As I have just edited my post to say, this seems very roundabout for what can only be 1 or 2 marks of a 4 mark question.
And there is the problem of + or - with this method which gets even more long-winded

I agree, but the mark schemes penalise you if you just quote dy/dx = 1/t

I shouldn't lose any marks for leaving my answer to 2c as below, right?

$z_2, z_3 = 5 \pm i\sqrt{3}$

Phew, I was starting to get a bit worried even though I meant exactly what Arsey had written.

Although it does say answers in the question! Arsey, any opinions?

yes

you have changed $7^{2k-1}$ to $7^{2k}$ in the third line

and the last line of working is all kinds of wrong

Oh yeah :|. I didn't see that ergghhh

Okay so it should be:

7(7^2k) - 7^-1(7^2k)
= 7(7^2k) - 1/7(7^2k)
=48/7(7^2k)

and then how do I show thats divisible by 12?

So would I get any method marks for that question based on what I've done?

Hopefully 100 this makes me feel marginally better about the dream-crusher that was C4

Oh yeah :|. I didn't see that ergghhh

Okay so it should be:

7(7^2k) - 7^-1(7^2k)
= 7(7^2k) - 1/7(7^2k)
=48/7(7^2k)

and then how do I show thats divisible by 12?

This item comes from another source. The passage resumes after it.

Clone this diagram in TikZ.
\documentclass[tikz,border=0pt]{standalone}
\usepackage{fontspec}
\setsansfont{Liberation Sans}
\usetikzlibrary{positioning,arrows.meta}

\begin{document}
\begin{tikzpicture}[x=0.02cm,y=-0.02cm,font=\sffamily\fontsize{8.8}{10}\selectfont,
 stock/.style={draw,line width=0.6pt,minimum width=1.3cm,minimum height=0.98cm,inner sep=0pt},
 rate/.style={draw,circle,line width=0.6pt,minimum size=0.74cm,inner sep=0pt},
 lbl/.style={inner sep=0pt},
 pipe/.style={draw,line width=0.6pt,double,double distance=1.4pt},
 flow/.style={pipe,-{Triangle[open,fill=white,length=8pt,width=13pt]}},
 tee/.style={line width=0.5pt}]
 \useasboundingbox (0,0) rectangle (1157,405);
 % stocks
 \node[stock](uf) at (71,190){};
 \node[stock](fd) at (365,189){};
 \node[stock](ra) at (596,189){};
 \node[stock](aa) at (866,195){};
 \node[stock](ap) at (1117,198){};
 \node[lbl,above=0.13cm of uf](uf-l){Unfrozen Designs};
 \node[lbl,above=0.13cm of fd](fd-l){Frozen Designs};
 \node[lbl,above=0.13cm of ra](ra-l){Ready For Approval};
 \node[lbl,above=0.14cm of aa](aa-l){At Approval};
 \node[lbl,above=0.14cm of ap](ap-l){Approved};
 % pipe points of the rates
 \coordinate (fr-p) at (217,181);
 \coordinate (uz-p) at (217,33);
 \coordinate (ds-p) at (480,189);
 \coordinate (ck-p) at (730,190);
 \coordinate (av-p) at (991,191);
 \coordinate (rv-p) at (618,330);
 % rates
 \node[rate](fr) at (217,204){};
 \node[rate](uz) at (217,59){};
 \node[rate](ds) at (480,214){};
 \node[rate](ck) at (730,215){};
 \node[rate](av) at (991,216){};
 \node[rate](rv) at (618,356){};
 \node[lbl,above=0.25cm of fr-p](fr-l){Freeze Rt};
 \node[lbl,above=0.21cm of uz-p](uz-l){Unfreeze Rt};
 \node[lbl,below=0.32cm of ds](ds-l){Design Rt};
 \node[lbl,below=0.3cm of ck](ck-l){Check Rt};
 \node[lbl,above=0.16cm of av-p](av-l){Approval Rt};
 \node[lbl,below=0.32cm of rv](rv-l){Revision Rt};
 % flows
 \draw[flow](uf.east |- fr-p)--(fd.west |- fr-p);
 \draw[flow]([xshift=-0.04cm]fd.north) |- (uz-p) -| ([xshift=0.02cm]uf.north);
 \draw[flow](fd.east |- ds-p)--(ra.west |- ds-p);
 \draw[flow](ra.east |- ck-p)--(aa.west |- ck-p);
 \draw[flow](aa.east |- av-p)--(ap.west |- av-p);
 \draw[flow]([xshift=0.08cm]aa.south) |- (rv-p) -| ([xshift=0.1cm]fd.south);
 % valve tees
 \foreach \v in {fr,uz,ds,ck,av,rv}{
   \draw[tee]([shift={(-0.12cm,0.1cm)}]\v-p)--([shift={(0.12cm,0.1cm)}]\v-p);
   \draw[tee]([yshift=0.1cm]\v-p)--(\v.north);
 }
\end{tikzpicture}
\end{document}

So would I get any method marks for that question based on what I've done?

y^2 = 48x
y = root(48)x^0.5
dy/dx = 0.5root(48)x^-0.5
dy/dx = 2root(3)/root(x)
then sub x = 12t^2

You can awlog that Im(z2)>Im(z3)

Also the solution to 9b) should read f(k+1)=49f(k) - 20X12 rather than + 20X12

You should then really show that 49f(k)>240 but probably unnecessary as f(n) is clearly increasing. I do induction a different way anyway.

I'm also wondering how you do 8 b) well without implicitly differentiating as that surely is not part of the FP1 syllabus. Maybe you can just assume that for a parabola dy/dx = 1/t. lOf course you can rearracnge for y, differentiate wrt x and then substitute t but that seems very roundabout

You can awlog that Im(z2)>Im(z3)

I can not remember what you did up to that point but you could say

$48 \times 7^{-1}(7^{2k})$

$12 \times [4(7^{2k-1})]$

hence divisible by 12

MagicMan - I have no idea what you mean by

MagicMan - I have no idea what you mean by



I realise I made a transcription error putting a + instead of a - in the final line of working, it has been mentioned quite a few times

The method given by Soapy is the intended method for this question but implicit is a lot quicker.

Will I lose any marks on the proof by induction question, for the one where you prove it's divisible by 12.

I stupidly left it as just 48 [ can't remember ]

Should I have changed it to 12 [ 4 x can't remember ] ?

how the **** do you access the first post